Gas Heater Diagrams, Millivolt Style Pool & Spa Heaters


Basic Gas Heater Diagram;
Millivolt, Dual Thermostat
Previous

Green arrows indicate electrical current flow, as created by the heated pilot generator.
 
1.  Main Gas Line
2.  Main Gas Supply Valve

3.  Gas Control Valve
  3a.  Control/Pilot Knob
  3b.  Pilot Valve
  3c.  Pilot Light gas supply  line.
  3d.  TP Voltage Input.
  3e.  TP/TH Voltage Input;
        (Common to TP and TH).
  3f.  TH Voltage Input.

4.  Main Gas Valve Output 
 

5.  Pilot Light/Generator
     Assembly.
  5a.  Thermopile/Pilot Voltage
         Generator.
  5b.  Pilot Light Burner Assy.
  5c.  Insulated Pilot Voltage
         wiring.
        (red and white wires).
  5d.  Spark Rod *
  5e.  Spark Rod Ceramic
         Insulator. *
  5f.   High Tension Wiring. *
  5g.  Piezo Spark Generator. *
6.  High Limit Temperature Sensor.
7.  Water Pressure Switch.

8.  Pool Temp/Thermostat 1.
  8a.  Thermostat Sensor 1.

9.  Spa  Temp/Thermostat 2. *
  9a.  Thermostat Sensor 2. *

10. Thermostat Selector Switch. *
11.  Flame Sensor. *
12.  Burner Output Manifold.
13.  Fireman Connection. *

* Not on all systems
.
Concepts of Operation.

Millivolt style gas heaters control the flow of gas with the main gas valve, item 3 above.  This valve is powered with a very low voltage supply source, called the pilot generator.  The original name for this device is called a 'thermopile', and  is simply an encased, twisted pair of wires made from dissimilar metals, such as copper and zinc.  When this type of twisted wiring is heated, it generates a small voltage. 

The gas heater uses this voltage to operate 2 separate electro-magnetically operated valves inside of it.  These precision devices are designed to open and allow the flow of gas, with as little as 250 millivolts applied to them, however, the valves are most effective with approximately 450 millivolts of power. 

Most pilot generators will generate as much as .850 volts (850 millivolts), when new.  Over time, this voltage level will deteriorate, and the valve's operation may become erratic, and sometimes just stop working altogether.  At that point, if the voltage output of the pilot generator is less than .250 volts underload from the gas valve, then it's time to replace the generator.

The Pilot Valve
The first valve is called the pilot valve.  When you initially ignite a pilot light flame, you must hold down the rotating valve select switch for a short while to get the pilot to stay lit.  What is happening, is that while you are holding down the red knob, you are bypassing the electrically activated pilot valve, and allowing the thermopile/pilot generator to heat up sufficiently, to generate enough voltage to keep the pilot valve open.  Once this happens, the valve is opened, and then you can release the control knob.

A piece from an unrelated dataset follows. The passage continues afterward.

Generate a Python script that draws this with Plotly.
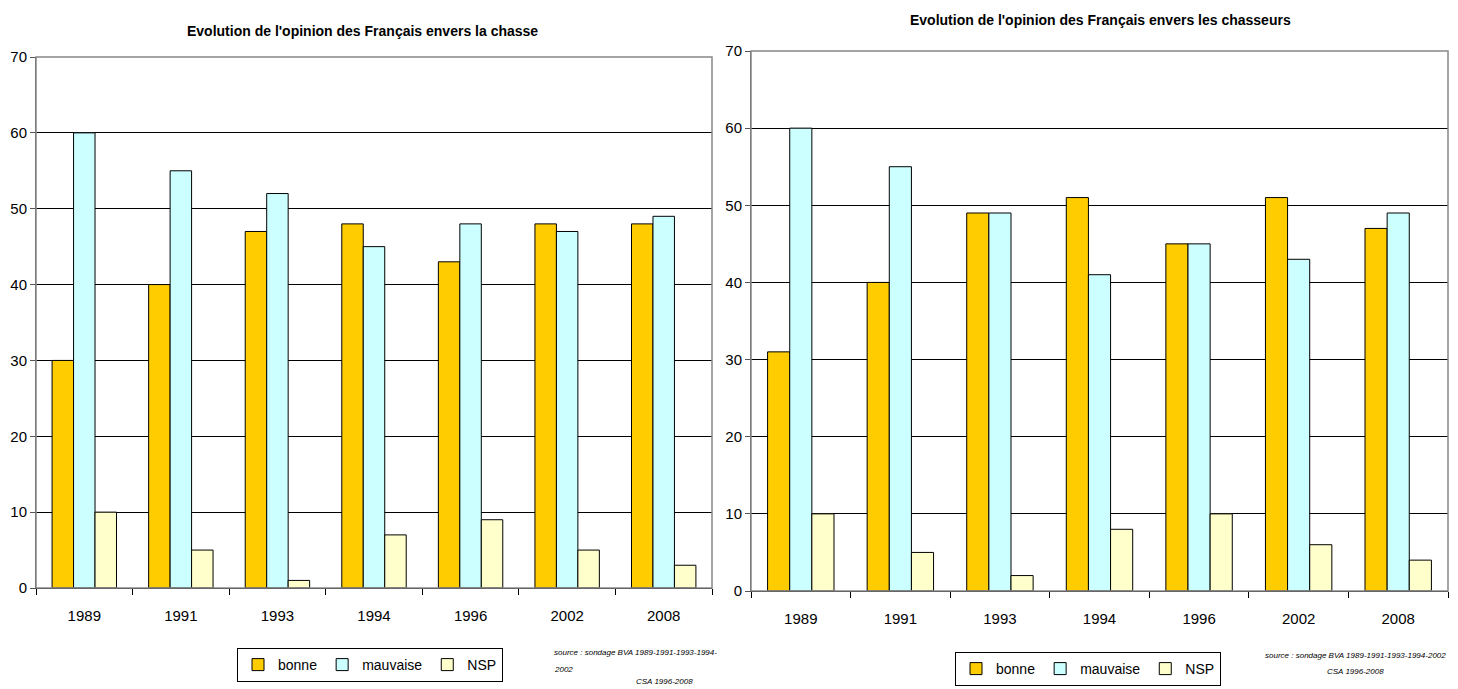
import plotly.graph_objects as go

years = ["1989", "1991", "1993", "1994", "1996", "2002", "2008"]
series_names = ["bonne", "mauvaise", "NSP"]

# Left chart: opinion envers la chasse
chasse_bonne = [30, 40, 47, 48, 43, 48, 48]
chasse_mauvaise = [60, 55, 52, 45, 48, 47, 49]
chasse_nsp = [10, 5, 1, 7, 9, 5, 3]

# Right chart: opinion envers les chasseurs
chasseurs_bonne = [31, 40, 49, 51, 45, 51, 47]
chasseurs_mauvaise = [60, 55, 49, 41, 45, 43, 49]
chasseurs_nsp = [10, 5, 2, 8, 10, 6, 4]

colors = ["#FFCC00", "#CCFFFF", "#FFFFCC"]
FONT = "Liberation Sans Narrow, Arial Narrow, Liberation Sans, Arial, sans-serif"

W, H = 1458, 689
fig = go.Figure()

left_vals = [chasse_bonne, chasse_mauvaise, chasse_nsp]
right_vals = [chasseurs_bonne, chasseurs_mauvaise, chasseurs_nsp]

for name, vals, col in zip(series_names, left_vals, colors):
    fig.add_trace(go.Bar(x=years, y=vals, name=name, marker=dict(color=col, line=dict(color="#000000", width=1)),
                         xaxis="x", yaxis="y", legend="legend"))
for name, vals, col in zip(series_names, right_vals, colors):
    fig.add_trace(go.Bar(x=years, y=vals, name=name, marker=dict(color=col, line=dict(color="#000000", width=1)),
                         xaxis="x2", yaxis="y2", legend="legend2"))

def px_x(v):
    return v / W

def px_y(v):
    return 1 - v / H

xcommon = dict(type="category", showline=True, linecolor="#000000", linewidth=1, ticks="outside",
               tickson="boundaries", ticklen=6, tickcolor="#000000", showgrid=False,
               ticklabelstandoff=14, automargin=False,
               tickfont=dict(family=FONT, size=15, color="#000000"), fixedrange=True)
ycommon = dict(range=[0, 70], dtick=10, showline=True, linecolor="#555555", linewidth=1, ticks="outside",
               ticklen=5, tickcolor="#555555", showgrid=True, gridcolor="#000000", gridwidth=1,
               zeroline=False, automargin=False,
               tickfont=dict(family=FONT, size=15, color="#000000"), fixedrange=True)

legend_common = dict(orientation="h", yanchor="middle", xanchor="center",
                     bordercolor="#000000", borderwidth=1, bgcolor="white",
                     font=dict(family=FONT, size=14, color="#000000"), itemwidth=30,
                     tracegroupgap=0)

fig.update_layout(
    width=W, height=H, margin=dict(l=0, r=0, t=0, b=0, autoexpand=False),
    paper_bgcolor="white", plot_bgcolor="white",
    barmode="group", bargap=0.333, bargroupgap=0,
    font=dict(family=FONT, color="#000000"),
    xaxis=dict(domain=[px_x(36), px_x(712)], anchor="y", **xcommon),
    yaxis=dict(domain=[px_y(588), px_y(57)], anchor="x", **ycommon),
    xaxis2=dict(domain=[px_x(751), px_x(1448)], anchor="y2", **xcommon),
    yaxis2=dict(domain=[px_y(591), px_y(51)], anchor="x2", **ycommon),
    legend=dict(x=px_x(370), y=px_y(665), **legend_common),
    legend2=dict(x=px_x(1088), y=px_y(669), **legend_common),
    showlegend=True,
)

# plot area borders (gray top/right)
for xr, yr in (("x domain", "y domain"), ("x2 domain", "y2 domain")):
    fig.add_shape(type="rect", xref=xr, yref=yr, x0=0, x1=1, y0=0, y1=1,
                  line=dict(color="#888888", width=1.5), fillcolor="rgba(0,0,0,0)", layer="above")

annotations = [
    dict(text="<b>Evolution de l'opinion des Français envers la chasse</b>", x=px_x(362), y=px_y(31),
         font=dict(size=14)),
    dict(text="<b>Evolution de l'opinion des Français envers les chasseurs</b>", x=px_x(1100), y=px_y(20),
         font=dict(size=14)),
    dict(text="<i>source : sondage BVA 1989-1991-1993-1994-</i>", x=px_x(552), y=px_y(652),
         xanchor="left", font=dict(size=8)),
    dict(text="<i>2002</i>", x=px_x(552), y=px_y(669), xanchor="left", font=dict(size=8)),
    dict(text="<i>CSA 1996-2008</i>", x=px_x(664), y=px_y(681), font=dict(size=8)),
    dict(text="<i>source : sondage BVA 1989-1991-1993-1994-2002</i>", x=px_x(1355), y=px_y(655),
         font=dict(size=8)),
    dict(text="<i>CSA 1996-2008</i>", x=px_x(1355), y=px_y(671), font=dict(size=8)),
]
for a in annotations:
    a.setdefault("xanchor", "center")
    a["font"] = dict(family=FONT, color="#000000", **a["font"])
    fig.add_annotation(xref="paper", yref="paper", yanchor="middle", showarrow=False, **a)

fig.write_html("out.html")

This provides a critical safe operation feature, in that if the pilot light ever goes off, the pilot generator cools off, and subsequently, without enough voltage to keep it open, the pilot valve will turn itself off, preventing flooding of gas in the heater or the room where it is located.

Main Gas Valve
The main gas valve, simply supplies gas to the burner manifold.  Also operated by the pilot generator, the voltage/current flow from the generator goes through a number of devices in a daisy chain fashion.  If any of these devices break the circuit, the main gas valve will shut down, stopping the heater from operating.  These devices almost always incorporate a thermostat, on/off switch, high temperature limit switches located in the water manifolds, pressure switch, and a flame switch which is usually located near the front opening of the burner tray compartment. 

What's a Fireman Switch?
Sometimes, there is also a connection block usually colored red, called the 'fireman' switch connection.  What this is normally used for, is for a connection to a remote thermostat, and to a micro-switch contained inside the pool/spa timer. 

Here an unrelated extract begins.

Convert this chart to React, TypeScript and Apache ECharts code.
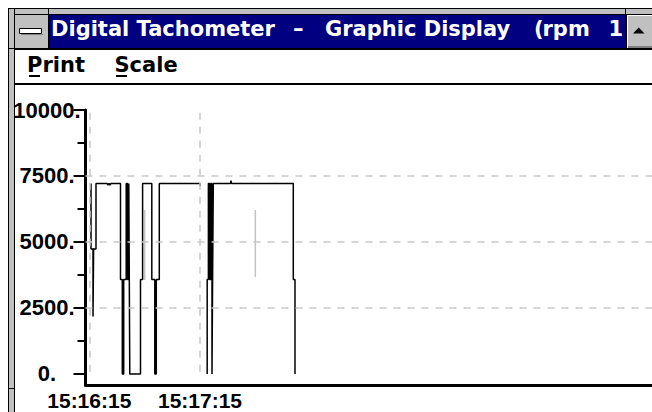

In the latter, let's say that you've got a pool or spa pump set to turn on at 4:00, and turn off at 8:00.  The position of the microswitch on the timer, shuts down the heater operation approximately 15 minutes prior to pump shut down, to give the heater time to cool down with the water continuing to run through it.  On some heaters, without this switch, it is possible to cause problems with the heat exchanger, and/or heater manifolds due to excess heat build up after the pump has shut down.

The millivolt heater is quite an efficient system, and has been proven for many many years, and as such, is still being produced by many manufacturers.

Service Precautions
Never under any circumstances, disassemble a gas valve and attempt to repair it.  These are extremely precision devices, and the slightest error in reassembly, including scratching the milled surfaces or warping the control rods, could result in a disaster that could burn your house down... or worse.  Always replace the gas valve as a complete assembly.